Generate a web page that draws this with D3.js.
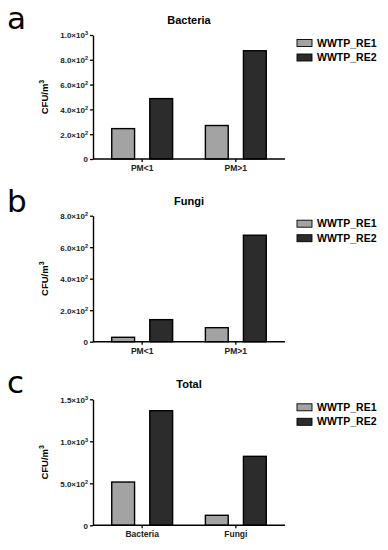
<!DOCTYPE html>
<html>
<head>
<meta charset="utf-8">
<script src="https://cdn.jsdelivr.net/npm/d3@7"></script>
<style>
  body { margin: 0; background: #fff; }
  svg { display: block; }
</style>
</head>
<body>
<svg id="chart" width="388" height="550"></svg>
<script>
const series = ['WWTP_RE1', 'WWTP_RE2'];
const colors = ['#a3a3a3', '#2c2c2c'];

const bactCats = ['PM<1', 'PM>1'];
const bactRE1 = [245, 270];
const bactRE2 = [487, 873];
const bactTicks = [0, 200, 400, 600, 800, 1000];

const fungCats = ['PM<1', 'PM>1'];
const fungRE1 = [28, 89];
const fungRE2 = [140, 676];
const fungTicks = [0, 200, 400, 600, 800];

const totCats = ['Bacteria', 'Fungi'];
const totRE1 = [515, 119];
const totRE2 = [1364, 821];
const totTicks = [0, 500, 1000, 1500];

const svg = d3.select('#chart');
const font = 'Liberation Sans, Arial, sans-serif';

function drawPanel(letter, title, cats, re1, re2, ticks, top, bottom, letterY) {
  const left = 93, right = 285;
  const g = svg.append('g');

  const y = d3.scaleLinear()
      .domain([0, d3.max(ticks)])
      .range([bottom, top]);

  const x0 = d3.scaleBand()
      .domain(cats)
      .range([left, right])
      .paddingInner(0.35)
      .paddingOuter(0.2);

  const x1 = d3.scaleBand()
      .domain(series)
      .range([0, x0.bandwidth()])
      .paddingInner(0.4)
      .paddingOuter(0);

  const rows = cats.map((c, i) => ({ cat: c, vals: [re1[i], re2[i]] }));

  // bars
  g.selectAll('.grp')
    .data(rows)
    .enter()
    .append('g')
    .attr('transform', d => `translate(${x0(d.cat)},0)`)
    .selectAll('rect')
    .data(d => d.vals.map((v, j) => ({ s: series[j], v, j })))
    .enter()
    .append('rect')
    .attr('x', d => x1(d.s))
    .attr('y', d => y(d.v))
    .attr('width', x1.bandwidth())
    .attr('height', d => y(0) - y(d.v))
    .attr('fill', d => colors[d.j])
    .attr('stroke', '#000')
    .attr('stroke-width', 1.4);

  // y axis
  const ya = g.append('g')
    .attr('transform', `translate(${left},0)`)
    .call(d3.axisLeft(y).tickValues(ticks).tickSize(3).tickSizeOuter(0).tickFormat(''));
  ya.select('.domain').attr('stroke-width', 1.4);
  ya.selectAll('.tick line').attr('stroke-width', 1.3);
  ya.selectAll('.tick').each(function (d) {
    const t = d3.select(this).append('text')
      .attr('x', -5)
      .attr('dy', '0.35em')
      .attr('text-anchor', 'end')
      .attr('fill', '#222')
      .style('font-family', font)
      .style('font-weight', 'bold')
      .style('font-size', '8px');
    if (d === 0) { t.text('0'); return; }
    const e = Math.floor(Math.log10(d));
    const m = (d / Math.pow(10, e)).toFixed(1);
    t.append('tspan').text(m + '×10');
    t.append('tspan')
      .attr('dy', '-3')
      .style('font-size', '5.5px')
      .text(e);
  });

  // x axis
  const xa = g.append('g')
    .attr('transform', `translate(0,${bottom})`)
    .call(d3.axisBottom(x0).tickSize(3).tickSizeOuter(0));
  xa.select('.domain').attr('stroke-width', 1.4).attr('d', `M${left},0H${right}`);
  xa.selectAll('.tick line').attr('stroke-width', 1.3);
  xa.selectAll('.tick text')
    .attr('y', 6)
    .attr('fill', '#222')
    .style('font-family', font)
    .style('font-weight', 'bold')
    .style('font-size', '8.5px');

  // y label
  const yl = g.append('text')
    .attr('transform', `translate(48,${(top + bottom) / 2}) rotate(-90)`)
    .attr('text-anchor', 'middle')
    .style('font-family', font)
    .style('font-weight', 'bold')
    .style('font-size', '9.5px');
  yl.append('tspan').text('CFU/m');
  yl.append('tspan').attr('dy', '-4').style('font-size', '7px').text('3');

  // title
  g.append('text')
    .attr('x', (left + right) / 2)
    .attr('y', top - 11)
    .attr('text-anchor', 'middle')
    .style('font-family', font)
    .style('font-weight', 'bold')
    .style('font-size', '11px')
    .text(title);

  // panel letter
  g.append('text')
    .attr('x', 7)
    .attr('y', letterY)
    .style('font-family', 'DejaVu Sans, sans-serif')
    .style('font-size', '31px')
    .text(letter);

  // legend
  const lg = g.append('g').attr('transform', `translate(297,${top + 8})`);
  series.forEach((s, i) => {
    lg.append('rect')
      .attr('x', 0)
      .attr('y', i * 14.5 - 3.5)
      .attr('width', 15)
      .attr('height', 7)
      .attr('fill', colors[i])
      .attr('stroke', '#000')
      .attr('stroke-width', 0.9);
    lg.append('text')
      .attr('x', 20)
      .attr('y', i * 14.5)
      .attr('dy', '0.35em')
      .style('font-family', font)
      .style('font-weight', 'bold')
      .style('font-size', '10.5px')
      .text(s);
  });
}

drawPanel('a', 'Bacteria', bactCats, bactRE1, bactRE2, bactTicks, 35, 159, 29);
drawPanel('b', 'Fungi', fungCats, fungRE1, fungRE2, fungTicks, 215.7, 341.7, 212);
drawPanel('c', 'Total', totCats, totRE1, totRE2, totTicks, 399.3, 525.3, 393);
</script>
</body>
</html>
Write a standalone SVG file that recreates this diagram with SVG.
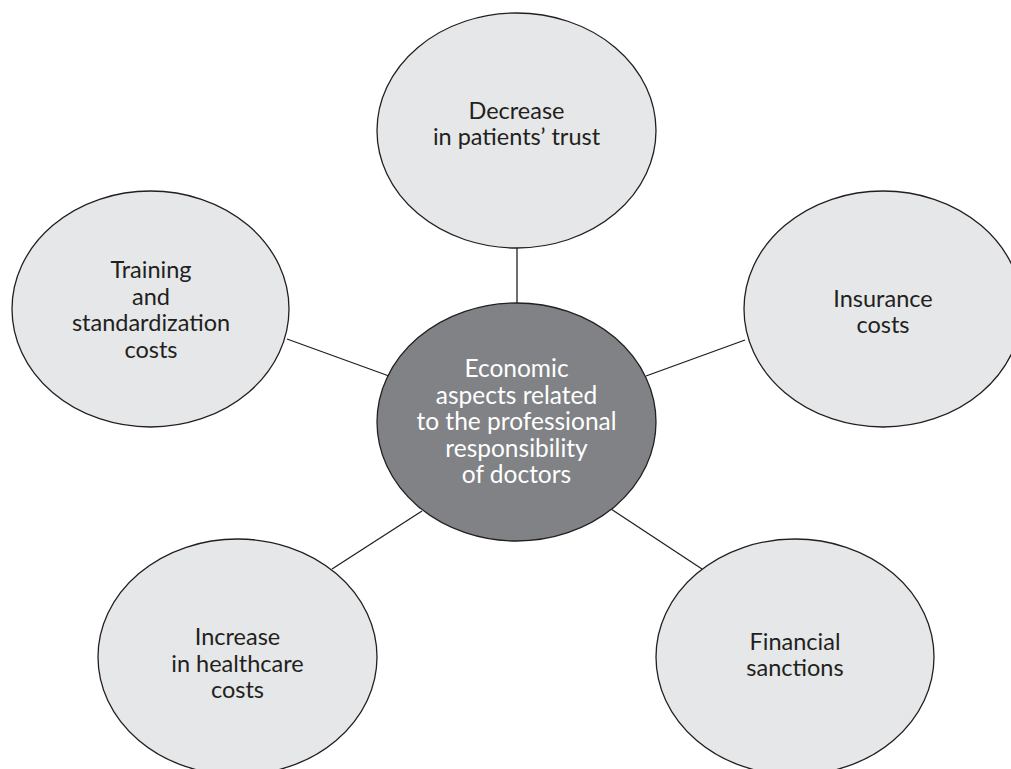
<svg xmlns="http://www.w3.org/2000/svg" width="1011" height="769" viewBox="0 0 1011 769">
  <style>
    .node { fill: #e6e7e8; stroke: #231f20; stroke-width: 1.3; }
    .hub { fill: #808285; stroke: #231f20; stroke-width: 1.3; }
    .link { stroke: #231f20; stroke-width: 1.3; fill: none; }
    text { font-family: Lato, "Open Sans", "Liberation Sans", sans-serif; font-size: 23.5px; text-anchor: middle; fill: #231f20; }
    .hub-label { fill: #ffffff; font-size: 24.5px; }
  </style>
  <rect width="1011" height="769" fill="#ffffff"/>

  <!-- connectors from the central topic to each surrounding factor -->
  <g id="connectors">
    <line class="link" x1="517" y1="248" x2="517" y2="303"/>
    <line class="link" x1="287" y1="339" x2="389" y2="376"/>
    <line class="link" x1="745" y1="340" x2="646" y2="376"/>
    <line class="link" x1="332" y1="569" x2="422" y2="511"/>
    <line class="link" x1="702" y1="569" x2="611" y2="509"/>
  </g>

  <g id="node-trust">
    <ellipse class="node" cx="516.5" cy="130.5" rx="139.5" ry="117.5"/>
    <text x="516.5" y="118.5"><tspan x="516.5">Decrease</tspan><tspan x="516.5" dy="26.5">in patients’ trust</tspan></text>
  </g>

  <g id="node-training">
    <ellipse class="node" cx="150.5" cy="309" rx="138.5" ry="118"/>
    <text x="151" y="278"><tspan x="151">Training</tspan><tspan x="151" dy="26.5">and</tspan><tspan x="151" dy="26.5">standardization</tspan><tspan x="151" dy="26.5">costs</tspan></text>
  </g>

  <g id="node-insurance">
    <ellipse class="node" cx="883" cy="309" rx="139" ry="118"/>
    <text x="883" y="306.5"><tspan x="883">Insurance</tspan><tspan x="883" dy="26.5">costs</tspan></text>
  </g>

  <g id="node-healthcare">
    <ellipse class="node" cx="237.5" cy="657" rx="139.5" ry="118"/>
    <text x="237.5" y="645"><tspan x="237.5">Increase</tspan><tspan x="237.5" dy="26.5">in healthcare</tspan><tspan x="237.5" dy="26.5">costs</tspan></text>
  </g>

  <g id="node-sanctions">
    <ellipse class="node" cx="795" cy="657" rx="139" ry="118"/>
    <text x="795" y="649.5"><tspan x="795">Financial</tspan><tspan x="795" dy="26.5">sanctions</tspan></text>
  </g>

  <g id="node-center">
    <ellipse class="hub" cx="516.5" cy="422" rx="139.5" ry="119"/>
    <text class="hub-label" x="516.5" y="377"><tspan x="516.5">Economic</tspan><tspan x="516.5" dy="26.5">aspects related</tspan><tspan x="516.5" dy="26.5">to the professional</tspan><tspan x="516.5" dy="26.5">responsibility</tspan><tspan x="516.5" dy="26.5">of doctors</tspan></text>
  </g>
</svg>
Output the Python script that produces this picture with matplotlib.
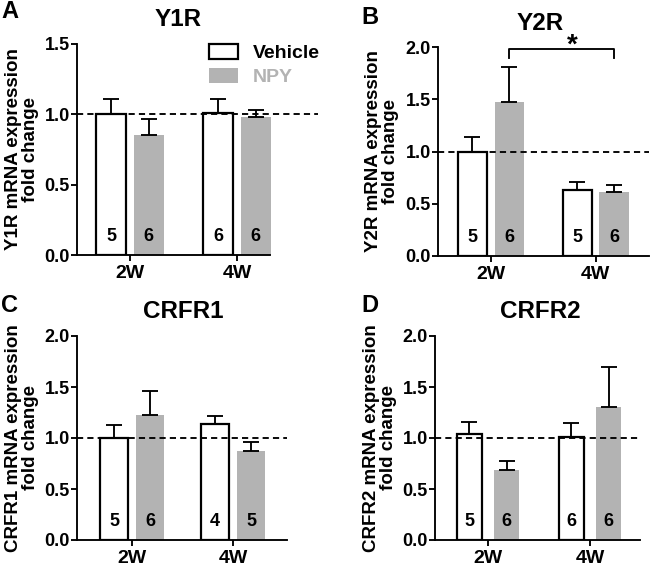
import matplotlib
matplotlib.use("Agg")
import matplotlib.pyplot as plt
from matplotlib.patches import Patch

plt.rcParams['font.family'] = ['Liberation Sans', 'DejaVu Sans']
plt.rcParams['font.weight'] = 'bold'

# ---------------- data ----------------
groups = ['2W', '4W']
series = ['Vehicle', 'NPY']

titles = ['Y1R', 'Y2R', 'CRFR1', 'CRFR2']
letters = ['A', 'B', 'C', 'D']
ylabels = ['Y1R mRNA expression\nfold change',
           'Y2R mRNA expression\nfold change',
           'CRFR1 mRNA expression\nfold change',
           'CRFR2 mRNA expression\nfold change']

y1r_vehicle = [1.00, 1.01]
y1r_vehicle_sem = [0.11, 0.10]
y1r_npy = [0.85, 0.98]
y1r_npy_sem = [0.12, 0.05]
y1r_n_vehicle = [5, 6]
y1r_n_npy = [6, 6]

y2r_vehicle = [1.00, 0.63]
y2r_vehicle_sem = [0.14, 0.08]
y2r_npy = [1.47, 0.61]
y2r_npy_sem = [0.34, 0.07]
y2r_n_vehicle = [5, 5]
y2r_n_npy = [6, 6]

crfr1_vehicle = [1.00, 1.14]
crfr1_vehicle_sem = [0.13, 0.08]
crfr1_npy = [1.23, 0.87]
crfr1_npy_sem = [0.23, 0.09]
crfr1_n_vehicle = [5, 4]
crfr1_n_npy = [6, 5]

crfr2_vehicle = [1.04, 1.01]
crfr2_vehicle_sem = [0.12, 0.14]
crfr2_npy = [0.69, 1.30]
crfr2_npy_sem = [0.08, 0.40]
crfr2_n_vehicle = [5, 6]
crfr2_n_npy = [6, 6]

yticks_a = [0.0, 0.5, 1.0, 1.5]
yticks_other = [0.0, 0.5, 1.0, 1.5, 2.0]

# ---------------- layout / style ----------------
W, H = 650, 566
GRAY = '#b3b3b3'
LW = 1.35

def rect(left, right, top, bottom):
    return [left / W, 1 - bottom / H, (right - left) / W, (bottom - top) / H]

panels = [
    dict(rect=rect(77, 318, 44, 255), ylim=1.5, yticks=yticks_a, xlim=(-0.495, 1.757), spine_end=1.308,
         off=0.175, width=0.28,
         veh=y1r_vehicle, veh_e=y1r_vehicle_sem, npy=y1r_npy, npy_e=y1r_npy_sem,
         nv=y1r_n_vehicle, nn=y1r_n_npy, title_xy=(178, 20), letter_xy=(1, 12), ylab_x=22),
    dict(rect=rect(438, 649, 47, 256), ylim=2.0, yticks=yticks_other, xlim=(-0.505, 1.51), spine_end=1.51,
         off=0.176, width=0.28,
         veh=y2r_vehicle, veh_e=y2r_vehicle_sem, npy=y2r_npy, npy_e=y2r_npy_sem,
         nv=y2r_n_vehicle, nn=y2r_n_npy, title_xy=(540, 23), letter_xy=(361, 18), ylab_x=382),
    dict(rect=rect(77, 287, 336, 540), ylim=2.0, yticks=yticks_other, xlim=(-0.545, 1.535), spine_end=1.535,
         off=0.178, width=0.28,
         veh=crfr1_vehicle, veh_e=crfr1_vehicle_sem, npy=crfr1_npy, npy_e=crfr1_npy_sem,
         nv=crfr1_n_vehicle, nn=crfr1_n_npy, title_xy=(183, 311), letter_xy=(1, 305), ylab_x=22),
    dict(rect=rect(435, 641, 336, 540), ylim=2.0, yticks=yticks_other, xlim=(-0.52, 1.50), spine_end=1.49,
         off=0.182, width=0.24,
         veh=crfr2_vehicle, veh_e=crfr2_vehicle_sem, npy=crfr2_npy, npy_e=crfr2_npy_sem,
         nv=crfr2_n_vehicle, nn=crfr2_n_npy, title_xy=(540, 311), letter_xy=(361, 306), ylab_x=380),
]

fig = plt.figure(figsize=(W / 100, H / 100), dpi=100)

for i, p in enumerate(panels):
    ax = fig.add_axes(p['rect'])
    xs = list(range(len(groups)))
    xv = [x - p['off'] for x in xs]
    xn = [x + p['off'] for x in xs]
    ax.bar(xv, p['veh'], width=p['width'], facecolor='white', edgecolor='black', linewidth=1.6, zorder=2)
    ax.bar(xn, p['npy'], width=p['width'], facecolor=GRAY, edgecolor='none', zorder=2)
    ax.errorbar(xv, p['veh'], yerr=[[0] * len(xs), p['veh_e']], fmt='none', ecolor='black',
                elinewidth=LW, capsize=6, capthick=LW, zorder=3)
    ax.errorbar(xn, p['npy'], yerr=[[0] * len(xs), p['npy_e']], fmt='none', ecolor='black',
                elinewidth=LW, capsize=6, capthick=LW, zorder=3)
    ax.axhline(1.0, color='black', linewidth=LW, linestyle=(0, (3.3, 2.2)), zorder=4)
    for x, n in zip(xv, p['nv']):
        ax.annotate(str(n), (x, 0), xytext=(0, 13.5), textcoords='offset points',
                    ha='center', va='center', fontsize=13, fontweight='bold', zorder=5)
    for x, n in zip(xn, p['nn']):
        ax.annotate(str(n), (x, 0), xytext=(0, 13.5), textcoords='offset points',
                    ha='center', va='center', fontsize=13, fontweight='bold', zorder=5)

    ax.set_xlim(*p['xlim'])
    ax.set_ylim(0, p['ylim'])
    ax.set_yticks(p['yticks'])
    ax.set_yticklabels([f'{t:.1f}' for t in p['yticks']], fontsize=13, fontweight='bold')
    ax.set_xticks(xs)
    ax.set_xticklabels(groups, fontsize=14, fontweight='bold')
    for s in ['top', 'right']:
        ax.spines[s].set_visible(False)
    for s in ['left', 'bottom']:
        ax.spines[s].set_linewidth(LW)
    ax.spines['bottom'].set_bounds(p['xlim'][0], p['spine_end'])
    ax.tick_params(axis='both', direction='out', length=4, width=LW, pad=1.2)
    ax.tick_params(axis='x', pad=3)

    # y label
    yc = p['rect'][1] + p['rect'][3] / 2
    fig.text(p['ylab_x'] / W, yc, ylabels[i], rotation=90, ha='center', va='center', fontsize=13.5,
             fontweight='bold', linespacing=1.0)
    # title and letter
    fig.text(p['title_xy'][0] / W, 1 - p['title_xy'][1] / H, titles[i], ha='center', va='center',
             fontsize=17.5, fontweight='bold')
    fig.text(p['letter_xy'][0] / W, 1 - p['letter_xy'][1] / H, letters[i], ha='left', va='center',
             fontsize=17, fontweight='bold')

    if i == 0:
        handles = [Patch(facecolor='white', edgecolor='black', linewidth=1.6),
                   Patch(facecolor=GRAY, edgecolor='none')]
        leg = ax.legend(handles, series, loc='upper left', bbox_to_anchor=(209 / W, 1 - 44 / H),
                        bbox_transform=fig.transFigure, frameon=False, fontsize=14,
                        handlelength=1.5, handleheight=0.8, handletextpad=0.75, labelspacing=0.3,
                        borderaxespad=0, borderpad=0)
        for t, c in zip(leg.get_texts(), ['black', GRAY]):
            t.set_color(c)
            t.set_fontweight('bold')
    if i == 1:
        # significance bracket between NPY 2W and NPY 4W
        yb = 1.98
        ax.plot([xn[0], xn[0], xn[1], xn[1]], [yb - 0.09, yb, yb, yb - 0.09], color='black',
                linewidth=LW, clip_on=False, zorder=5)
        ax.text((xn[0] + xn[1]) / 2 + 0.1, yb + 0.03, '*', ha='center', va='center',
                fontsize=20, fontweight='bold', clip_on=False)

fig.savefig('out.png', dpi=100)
---
### EXERCISE REQUIREMENTS
From the top of the listing above, repeat each line exactly until you reach the line containing "const bactTicks = [0, 200, 400, 600, 800, 1000];", and repeat that one too. Leave the pictures out.

### RESPONSE TO THE EXERCISE
Generate a web page that draws this with D3.js.
<!DOCTYPE html>
<html>
<head>
<meta charset="utf-8">
<script src="https://cdn.jsdelivr.net/npm/d3@7"></script>
<style>
  body { margin: 0; background: #fff; }
  svg { display: block; }
</style>
</head>
<body>
<svg id="chart" width="388" height="550"></svg>
<script>
const series = ['WWTP_RE1', 'WWTP_RE2'];
const colors = ['#a3a3a3', '#2c2c2c'];

const bactCats = ['PM<1', 'PM>1'];
const bactRE1 = [245, 270];
const bactRE2 = [487, 873];
const bactTicks = [0, 200, 400, 600, 800, 1000];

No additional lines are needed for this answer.